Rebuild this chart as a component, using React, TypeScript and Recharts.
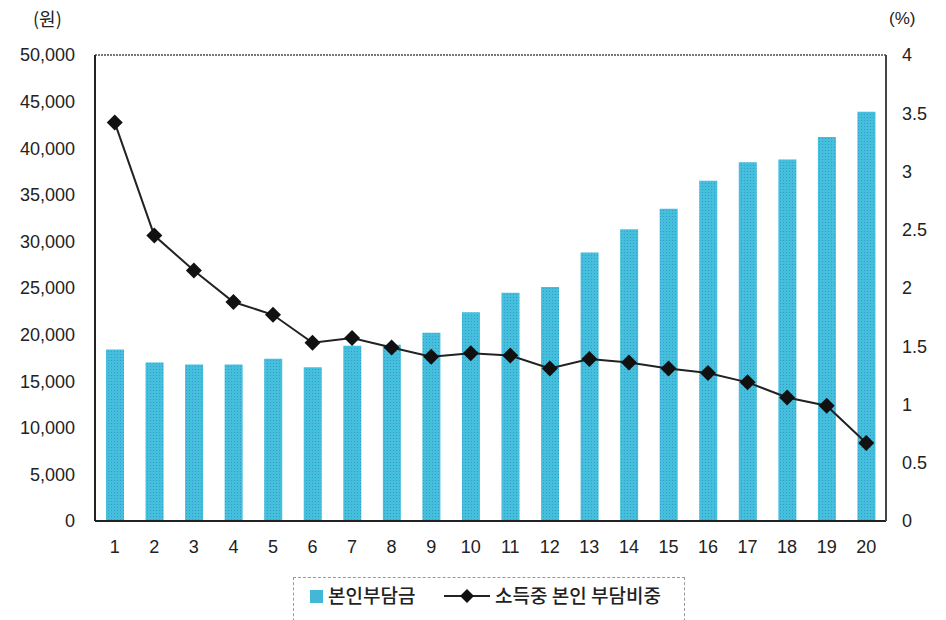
import React from "react";
import {
  ComposedChart,
  Bar,
  Line,
  XAxis,
  YAxis,
  ReferenceLine,
} from "recharts";

const categories = ["1", "2", "3", "4", "5", "6", "7", "8", "9", "10", "11", "12", "13", "14", "15", "16", "17", "18", "19", "20"];
const burden = [18400, 17000, 16800, 16800, 17400, 16500, 18800, 18900, 20200, 22400, 24500, 25100, 28800, 31300, 33500, 36500, 38500, 38800, 41200, 43900];
const burdenShare = [3.42, 2.45, 2.15, 1.88, 1.77, 1.53, 1.57, 1.49, 1.41, 1.44, 1.42, 1.31, 1.39, 1.36, 1.31, 1.27, 1.19, 1.06, 0.99, 0.67];
const leftTicks = [0, 5000, 10000, 15000, 20000, 25000, 30000, 35000, 40000, 45000, 50000];
const rightTicks = [0, 0.5, 1, 1.5, 2, 2.5, 3, 3.5, 4];

const data = categories.map((c, i) => ({ name: c, burden: burden[i], share: burdenShare[i] }));

const FONT = "'Liberation Sans', Arial, sans-serif";
const KFONT = "'Noto Sans CJK KR', sans-serif";
const TEXT = "#222";
const BAR = "#40b8d6";

function Diamond(props: any) {
  const { cx, cy } = props;
  if (cx == null || cy == null) return null;
  const r = 8;
  return (
    <polygon
      points={`${cx},${cy - r} ${cx + r},${cy} ${cx},${cy + r} ${cx - r},${cy}`}
      fill="#111"
    />
  );
}

export default function App() {
  return (
    <div style={{ position: "fixed", left: 0, top: 0, width: 946, height: 620, background: "#fff", overflow: "hidden" }}>
      <ComposedChart
        width={946}
        height={620}
        data={data}
        margin={{ top: 55, right: 0, left: 0, bottom: 0 }}
        barCategoryGap={0}
      >
        <defs>
          <pattern id="barDots" width="3" height="3" patternUnits="userSpaceOnUse">
            <rect width="3" height="3" fill="#44c0dc" />
            <rect width="1" height="1" fill="#3a98cc" />
          </pattern>
        </defs>
        <XAxis
          dataKey="name"
          height={99}
          axisLine={{ stroke: "#222", strokeWidth: 2 }}
          tickLine={false}
          tickMargin={13}
          tick={{ fontSize: 18, fill: TEXT, fontFamily: FONT }}
          interval={0}
        />
        <YAxis
          yAxisId="left"
          width={95}
          domain={[0, 50000]}
          ticks={leftTicks}
          interval={0}
          axisLine={{ stroke: "#222", strokeWidth: 2 }}
          tickLine={false}
          tickMargin={14}
          tickFormatter={(v: number) => v.toLocaleString("en-US")}
          tick={{ fontSize: 18, fill: TEXT, fontFamily: FONT }}
        />
        <YAxis
          yAxisId="right"
          orientation="right"
          width={60}
          domain={[0, 4]}
          ticks={rightTicks}
          interval={0}
          axisLine={{ stroke: "#444", strokeWidth: 2 }}
          tickLine={false}
          tickMargin={10}
          tick={{ fontSize: 18, fill: TEXT, fontFamily: FONT }}
        />
        <ReferenceLine yAxisId="left" y={50000} stroke="#777" strokeDasharray="2 1" strokeWidth={2} />
        <Bar
          yAxisId="left"
          dataKey="burden"
          name="본인부담금"
          fill="url(#barDots)"
          barSize={18}
          isAnimationActive={false}
        />
        <Line
          yAxisId="right"
          dataKey="share"
          name="소득중 본인 부담비중"
          type="linear"
          stroke="#222"
          strokeWidth={2}
          dot={<Diamond />}
          activeDot={false}
          isAnimationActive={false}
        />
      </ComposedChart>

      <div style={{ position: "absolute", left: 33, top: 5, fontSize: 18, color: TEXT, fontFamily: KFONT }}>(원)</div>
      <div style={{ position: "absolute", left: 889, top: 9, fontSize: 17, color: TEXT, fontFamily: FONT }}>(%)</div>

      <div
        style={{
          position: "absolute",
          left: 293,
          top: 577,
          width: 392,
          height: 60,
          border: "1px dashed #999",
          boxSizing: "border-box",
          fontFamily: KFONT,
          fontSize: 19,
          fontWeight: 500,
          color: "#222",
        }}
      >
        <div style={{ position: "absolute", left: 16, top: 12, width: 13, height: 13, backgroundColor: BAR }} />
        <div style={{ position: "absolute", left: 34, top: 2, lineHeight: "30px" }}>본인부담금</div>
        <svg style={{ position: "absolute", left: 150, top: 8 }} width={46} height={20}>
          <line x1={0} y1={10} x2={46} y2={10} stroke="#222" strokeWidth={2} />
          <polygon points="23,3 30,10 23,17 16,10" fill="#111" />
        </svg>
        <div style={{ position: "absolute", left: 201, top: 2, lineHeight: "30px" }}>소득중 본인 부담비중</div>
      </div>
    </div>
  );
}
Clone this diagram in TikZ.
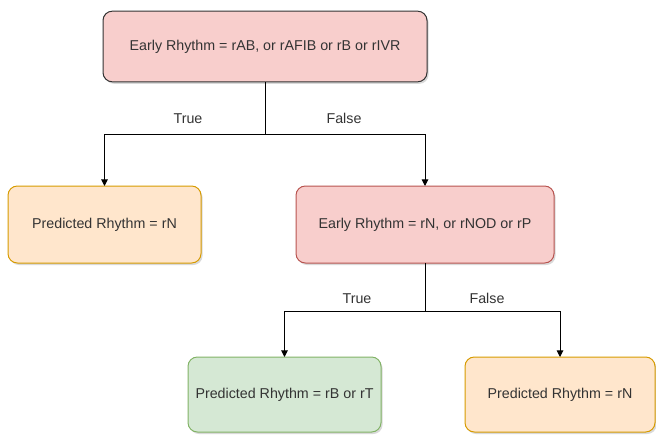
\documentclass[tikz,border=0pt]{standalone}
\usepackage{fontspec}
\setmainfont{Liberation Sans}
\usetikzlibrary{arrows.meta,shadows}

\definecolor{redfill}{HTML}{F8CECC}
\definecolor{redline}{HTML}{B85450}
\definecolor{orangefill}{HTML}{FFE6CC}
\definecolor{orangeline}{HTML}{D79B00}
\definecolor{greenfill}{HTML}{D5E8D4}
\definecolor{greenline}{HTML}{82B366}
\definecolor{textgray}{HTML}{333333}

\tikzset{
	rhythmbox/.style={draw, rounded corners=7pt, inner sep=0pt, outer sep=0pt,
		text=textgray, line width=0.75pt,
		drop shadow={shadow xshift=1.2pt, shadow yshift=-1.5pt, opacity=0.3}},
	condbox/.style={rhythmbox, fill=redfill},
	predbox/.style={rhythmbox, fill=orangefill, draw=orangeline},
	okbox/.style={rhythmbox, fill=greenfill, draw=greenline},
	branch/.style={-{Triangle[length=5pt,width=5pt]}, line width=0.75pt},
	branchlabel/.style={text=textgray, text height=8pt, text depth=2pt}
}

\begin{document}
\begin{tikzpicture}[x=0.75pt, y=-0.75pt, font=\fontsize{10.7}{12}\selectfont]
	\useasboundingbox (0,0) rectangle (656,435);
	
	% Entscheidungen
	\node[condbox, draw=black!80, minimum width=243pt, minimum height=53pt] (early1) at (265,46.5) {Early Rhythm = rAB, or rAFIB or rB or rIVR};
	\node[predbox, minimum width=144.75pt, minimum height=57.75pt] (predN1) at (104.5,224.5) {Predicted Rhythm = rN};
	\node[condbox, draw=redline, minimum width=193.5pt, minimum height=57.75pt] (early2) at (425,224.5) {Early Rhythm = rN, or rNOD or rP};
	\node[okbox, minimum width=144.75pt, minimum height=56.25pt] (predBT) at (284.5,394.5) {Predicted Rhythm = rB or rT};
	\node[predbox, minimum width=142.5pt, minimum height=56.25pt] (predN2) at (560,394.5) {Predicted Rhythm = rN};
	
	% Verzweigungen
	\coordinate (split1) at (265,134);
	\coordinate (split2) at (425,311);
	
	\draw[line width=0.75pt] (early1.south) -- (split1);
	\draw[branch] (split1) -| (predN1.north);
	\draw[branch] (split1) -| (early2.north);
	\draw[line width=0.75pt] (early2.south) -- (split2);
	\draw[branch] (split2) -| (predBT.north);
	\draw[branch] (split2) -| (predN2.north);
	
	% Beschriftungen
	\node[branchlabel] (true1) at (188,119) {True};
	\node[branchlabel] (false1) at (344,119) {False};
	\node[branchlabel] (true2) at (357,299) {True};
	\node[branchlabel] (false2) at (487,299) {False};
	
\end{tikzpicture}
\end{document}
────
What is needed is an exact reproduction of the data, pictures excluded.

Rebuild this chart as a component, using React, TypeScript and Recharts.
import React from "react";
import {
  ComposedChart,
  Bar,
  Line,
  XAxis,
  YAxis,
  ReferenceLine,
} from "recharts";

const categories = ["1", "2", "3", "4", "5", "6", "7", "8", "9", "10", "11", "12", "13", "14", "15", "16", "17", "18", "19", "20"];
const burden = [18400, 17000, 16800, 16800, 17400, 16500, 18800, 18900, 20200, 22400, 24500, 25100, 28800, 31300, 33500, 36500, 38500, 38800, 41200, 43900];
const burdenShare = [3.42, 2.45, 2.15, 1.88, 1.77, 1.53, 1.57, 1.49, 1.41, 1.44, 1.42, 1.31, 1.39, 1.36, 1.31, 1.27, 1.19, 1.06, 0.99, 0.67];
const leftTicks = [0, 5000, 10000, 15000, 20000, 25000, 30000, 35000, 40000, 45000, 50000];
const rightTicks = [0, 0.5, 1, 1.5, 2, 2.5, 3, 3.5, 4];

const data = categories.map((c, i) => ({ name: c, burden: burden[i], share: burdenShare[i] }));

const FONT = "'Liberation Sans', Arial, sans-serif";
const KFONT = "'Noto Sans CJK KR', sans-serif";
const TEXT = "#222";
const BAR = "#40b8d6";

function Diamond(props: any) {
  const { cx, cy } = props;
  if (cx == null || cy == null) return null;
  const r = 8;
  return (
    <polygon
      points={`${cx},${cy - r} ${cx + r},${cy} ${cx},${cy + r} ${cx - r},${cy}`}
      fill="#111"
    />
  );
}

export default function App() {
  return (
    <div style={{ position: "fixed", left: 0, top: 0, width: 946, height: 620, background: "#fff", overflow: "hidden" }}>
      <ComposedChart
        width={946}
        height={620}
        data={data}
        margin={{ top: 55, right: 0, left: 0, bottom: 0 }}
        barCategoryGap={0}
      >
        <defs>
          <pattern id="barDots" width="3" height="3" patternUnits="userSpaceOnUse">
            <rect width="3" height="3" fill="#44c0dc" />
            <rect width="1" height="1" fill="#3a98cc" />
          </pattern>
        </defs>
        <XAxis
          dataKey="name"
          height={99}
          axisLine={{ stroke: "#222", strokeWidth: 2 }}
          tickLine={false}
          tickMargin={13}
          tick={{ fontSize: 18, fill: TEXT, fontFamily: FONT }}
          interval={0}
        />
        <YAxis
          yAxisId="left"
          width={95}
          domain={[0, 50000]}
          ticks={leftTicks}
          interval={0}
          axisLine={{ stroke: "#222", strokeWidth: 2 }}
          tickLine={false}
          tickMargin={14}
          tickFormatter={(v: number) => v.toLocaleString("en-US")}
          tick={{ fontSize: 18, fill: TEXT, fontFamily: FONT }}
        />
        <YAxis
          yAxisId="right"
          orientation="right"
          width={60}
          domain={[0, 4]}
          ticks={rightTicks}
          interval={0}
          axisLine={{ stroke: "#444", strokeWidth: 2 }}
          tickLine={false}
          tickMargin={10}
          tick={{ fontSize: 18, fill: TEXT, fontFamily: FONT }}
        />
        <ReferenceLine yAxisId="left" y={50000} stroke="#777" strokeDasharray="2 1" strokeWidth={2} />
        <Bar
          yAxisId="left"
          dataKey="burden"
          name="본인부담금"
          fill="url(#barDots)"
          barSize={18}
          isAnimationActive={false}
        />
        <Line
          yAxisId="right"
          dataKey="share"
          name="소득중 본인 부담비중"
          type="linear"
          stroke="#222"
          strokeWidth={2}
          dot={<Diamond />}
          activeDot={false}
          isAnimationActive={false}
        />
      </ComposedChart>

      <div style={{ position: "absolute", left: 33, top: 5, fontSize: 18, color: TEXT, fontFamily: KFONT }}>(원)</div>
      <div style={{ position: "absolute", left: 889, top: 9, fontSize: 17, color: TEXT, fontFamily: FONT }}>(%)</div>

      <div
        style={{
          position: "absolute",
          left: 293,
          top: 577,
          width: 392,
          height: 60,
          border: "1px dashed #999",
          boxSizing: "border-box",
          fontFamily: KFONT,
          fontSize: 19,
          fontWeight: 500,
          color: "#222",
        }}
      >
        <div style={{ position: "absolute", left: 16, top: 12, width: 13, height: 13, backgroundColor: BAR }} />
        <div style={{ position: "absolute", left: 34, top: 2, lineHeight: "30px" }}>본인부담금</div>
        <svg style={{ position: "absolute", left: 150, top: 8 }} width={46} height={20}>
          <line x1={0} y1={10} x2={46} y2={10} stroke="#222" strokeWidth={2} />
          <polygon points="23,3 30,10 23,17 16,10" fill="#111" />
        </svg>
        <div style={{ position: "absolute", left: 201, top: 2, lineHeight: "30px" }}>소득중 본인 부담비중</div>
      </div>
    </div>
  );
}
Clone this diagram in TikZ.
\documentclass[tikz,border=0pt]{standalone}
\usepackage{fontspec}
\setmainfont{Liberation Sans}
\usetikzlibrary{arrows.meta,shadows}

\definecolor{redfill}{HTML}{F8CECC}
\definecolor{redline}{HTML}{B85450}
\definecolor{orangefill}{HTML}{FFE6CC}
\definecolor{orangeline}{HTML}{D79B00}
\definecolor{greenfill}{HTML}{D5E8D4}
\definecolor{greenline}{HTML}{82B366}
\definecolor{textgray}{HTML}{333333}

\tikzset{
	rhythmbox/.style={draw, rounded corners=7pt, inner sep=0pt, outer sep=0pt,
		text=textgray, line width=0.75pt,
		drop shadow={shadow xshift=1.2pt, shadow yshift=-1.5pt, opacity=0.3}},
	condbox/.style={rhythmbox, fill=redfill},
	predbox/.style={rhythmbox, fill=orangefill, draw=orangeline},
	okbox/.style={rhythmbox, fill=greenfill, draw=greenline},
	branch/.style={-{Triangle[length=5pt,width=5pt]}, line width=0.75pt},
	branchlabel/.style={text=textgray, text height=8pt, text depth=2pt}
}

\begin{document}
\begin{tikzpicture}[x=0.75pt, y=-0.75pt, font=\fontsize{10.7}{12}\selectfont]
	\useasboundingbox (0,0) rectangle (656,435);
	
	% Entscheidungen
	\node[condbox, draw=black!80, minimum width=243pt, minimum height=53pt] (early1) at (265,46.5) {Early Rhythm = rAB, or rAFIB or rB or rIVR};
	\node[predbox, minimum width=144.75pt, minimum height=57.75pt] (predN1) at (104.5,224.5) {Predicted Rhythm = rN};
	\node[condbox, draw=redline, minimum width=193.5pt, minimum height=57.75pt] (early2) at (425,224.5) {Early Rhythm = rN, or rNOD or rP};
	\node[okbox, minimum width=144.75pt, minimum height=56.25pt] (predBT) at (284.5,394.5) {Predicted Rhythm = rB or rT};
	\node[predbox, minimum width=142.5pt, minimum height=56.25pt] (predN2) at (560,394.5) {Predicted Rhythm = rN};
	
	% Verzweigungen
	\coordinate (split1) at (265,134);
	\coordinate (split2) at (425,311);
	
	\draw[line width=0.75pt] (early1.south) -- (split1);
	\draw[branch] (split1) -| (predN1.north);
	\draw[branch] (split1) -| (early2.north);
	\draw[line width=0.75pt] (early2.south) -- (split2);
	\draw[branch] (split2) -| (predBT.north);
	\draw[branch] (split2) -| (predN2.north);
	
	% Beschriftungen
	\node[branchlabel] (true1) at (188,119) {True};
	\node[branchlabel] (false1) at (344,119) {False};
	\node[branchlabel] (true2) at (357,299) {True};
	\node[branchlabel] (false2) at (487,299) {False};
	
\end{tikzpicture}
\end{document}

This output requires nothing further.